They note that driving has three main external costs, i.e. costs to other people that a driver doesn’t pay: congestion, carbon (and other pollutant) emissions, and traffic accidents. In essence, each time you drive you increase congestion for other people, emit pollutants that harm them (and the environment as a whole), and raise the risk of a causing an accident that hurts them – but you don’t pay anything to compensate them for these effects. Combined, these externalities cost society hundreds of billions of dollars a year. The basic issue then is how to structure the cost of driving so that drivers pay the true cost in terms of congestion, emissions, and accidents. If drivers know and have to pay the full cost of driving, they are likely to adjust their behavior according to how much they value the benefits of driving.
Their full article can be found here.
The most efficient way to price driving is by pricing at the margin, which means charging drivers the true cost of driving one more mile (a true cost factors in the value of externalities, as well as the cost of gas, insurance, etc). With traditional insurance you pay maybe $1000 at the beginning of the year regardless of how many miles you are going to drive, and so there is in fact a strange incentive for you to “get your money’s worth” by driving a lot. The more you drive, the less the insurance costs you on a per mile basis. This incentive is removed with PAYD insurance. By using in-car tracking devices your insurance rate is based on how much you drive, and potentially, on how you drive (i.e. the speed you travel and the severity of your braking). Several insurance companies globally already have PAYD pricing schemes, and Progressive is starting such a plan in the United States soon.
PAYD insurance is, however, directed at the externality of traffic accidents. It is less effective in mitigating congestion and emissions, which need their own pricing systems. Federal policy needs to incentivize all methods of pricing that reduce the Big 3 externalities. Congestion pricing, which charges drivers based on the time of day they drive (you get charged more during rush hour than at 3am), is one such method. PAYD insurance doesn’t diminish congestion by time of day and it doesn’t directly encourage drivers to reduce the emissions caused by their driving. While reducing overall driving will lower emissions (other things held constant), other methods more directly affect driver behavior in that regard, such as charging more at the dealership for inefficient cars, and pricing fuels based on their CO2 emissions.

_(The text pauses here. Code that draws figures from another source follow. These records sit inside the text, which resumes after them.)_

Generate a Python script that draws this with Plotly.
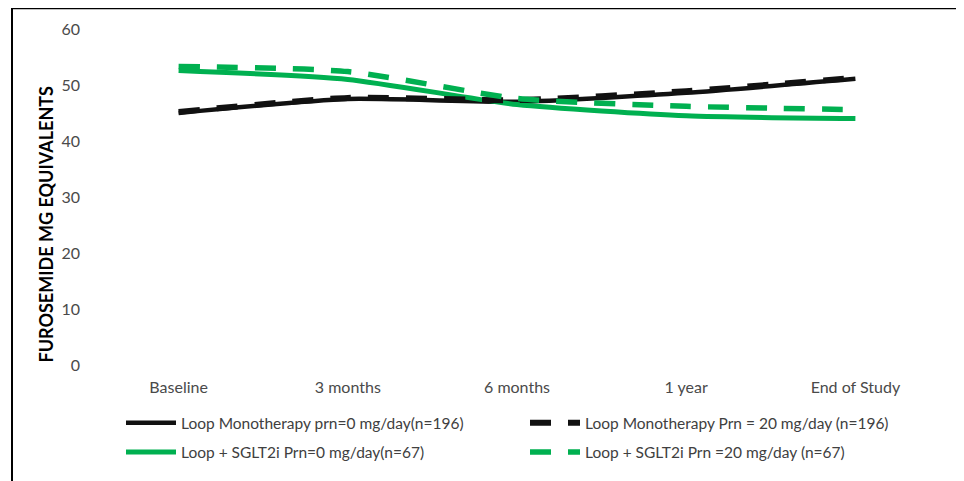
import plotly.graph_objects as go

categories = ["Baseline", "3 months", "6 months", "1 year", "End of Study"]
loop_mono_prn0 = [45.0, 47.5, 47.0, 48.6, 51.1]
loop_mono_prn20 = [45.2, 47.7, 47.3, 48.9, 51.3]
sglt2_prn0 = [52.6, 51.0, 46.5, 44.5, 44.0]
sglt2_prn20 = [53.3, 52.4, 47.6, 46.2, 45.6]

names = [
    "Loop Monotherapy prn=0 mg/day(n=196)",
    "Loop Monotherapy Prn = 20 mg/day (n=196)",
    "Loop + SGLT2i Prn=0 mg/day(n=67)",
    "Loop + SGLT2i Prn =20 mg/day (n=67)",
]
y_title = "FUROSEMIDE MG EQUIVALENTS"
y_ticks = [0, 10, 20, 30, 40, 50, 60]

BLACK = "#111111"
GREEN = "#00B050"
FONT = "Lato, Carlito, Calibri, sans-serif"
SMOOTH = 0.6

fig = go.Figure()
fig.add_trace(go.Scatter(x=categories, y=loop_mono_prn0, name=names[0], mode="lines",
                         line=dict(color=BLACK, width=4.5, shape="spline", smoothing=SMOOTH),
                         legend="legend", legendgroup="a"))
fig.add_trace(go.Scatter(x=categories, y=sglt2_prn0, name=names[2], mode="lines",
                         line=dict(color=GREEN, width=5, shape="spline", smoothing=SMOOTH),
                         legend="legend", legendgroup="b"))
fig.add_trace(go.Scatter(x=categories, y=loop_mono_prn20, name=names[1], mode="lines",
                         line=dict(color=BLACK, width=6, dash="21px,17px", shape="spline", smoothing=SMOOTH),
                         legend="legend2", legendgroup="c"))
fig.add_trace(go.Scatter(x=categories, y=sglt2_prn20, name=names[3], mode="lines",
                         line=dict(color=GREEN, width=5.5, dash="21px,17px", shape="spline", smoothing=SMOOTH),
                         legend="legend2", legendgroup="d"))

# page body has an 8px margin; work in page pixel coordinates and convert
OFF = 8
W, H = 964 - OFF, 481 - OFF
L = 94 - OFF
T = 29 - OFF
R = W - (940 - OFF)
B = H - (371 - OFF)
pw, ph = W - L - R, H - T - B

def px_x(x):
    return (x - OFF - L) / pw

def px_y(y):
    return (H - B - (y - OFF)) / ph

legend_common = dict(orientation="v", xanchor="left", yanchor="top",
                     font=dict(family=FONT, size=15.5, color="#404040"),
                     itemwidth=50, tracegroupgap=6, bgcolor="rgba(0,0,0,0)")

fig.update_layout(
    width=W, height=H,
    margin=dict(l=L, r=R, t=T, b=B),
    paper_bgcolor="white", plot_bgcolor="white",
    font=dict(family=FONT, size=16, color="#4a4a4a"),
    showlegend=True,
    legend=dict(x=px_x(121), y=px_y(413), **legend_common),
    legend2=dict(x=px_x(525), y=px_y(413), **legend_common),
    xaxis=dict(showgrid=False, zeroline=False, showline=False, ticks="",
               ticklabelstandoff=11,
               tickfont=dict(family=FONT, size=16, color="#4a4a4a"),
               range=[-0.5, 4.5]),
    yaxis=dict(range=[0, 60], tickvals=y_ticks, showgrid=False, zeroline=False,
               showline=False, ticks="", ticklabelstandoff=13,
               tickfont=dict(family=FONT, size=16, color="#4a4a4a")),
    shapes=[dict(type="rect", xref="paper", yref="paper",
                 x0=px_x(12), x1=px_x(958), y0=px_y(520), y1=px_y(8),
                 line=dict(color="black", width=2), fillcolor="rgba(0,0,0,0)", layer="above")],
    annotations=[dict(text="<b>" + y_title + "</b>", xref="paper", yref="paper",
                      x=px_x(46), y=px_y(228), textangle=-90, showarrow=False,
                      font=dict(family=FONT, size=18, color="black"),
                      xanchor="center", yanchor="middle")],
)

fig.write_html("out.html")
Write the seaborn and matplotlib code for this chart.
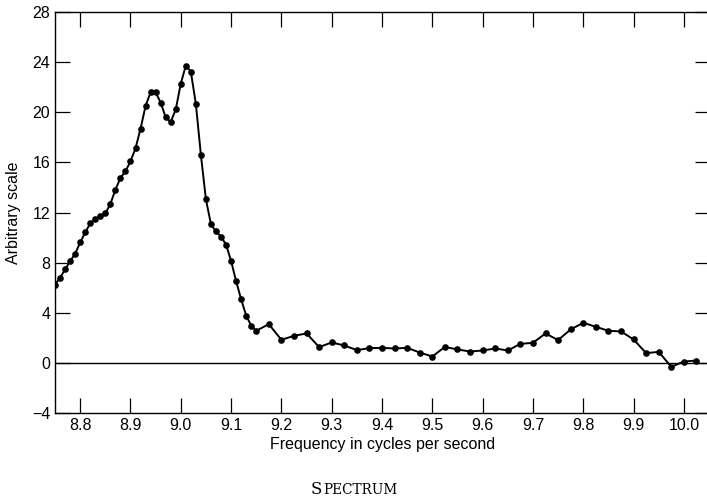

A sound federal approach to dealing with externalities is one that encourages and incentivizes pricing innovation. The federal policy role for reducing externalities associated with driving is clear, but the federal role in PAYD is not. The widespread offering of PAYD insurance would be a welcome boon to many consumers and the country as a whole, but it only gets us part of the way towards reducing the other important externalities of congestion and pollution.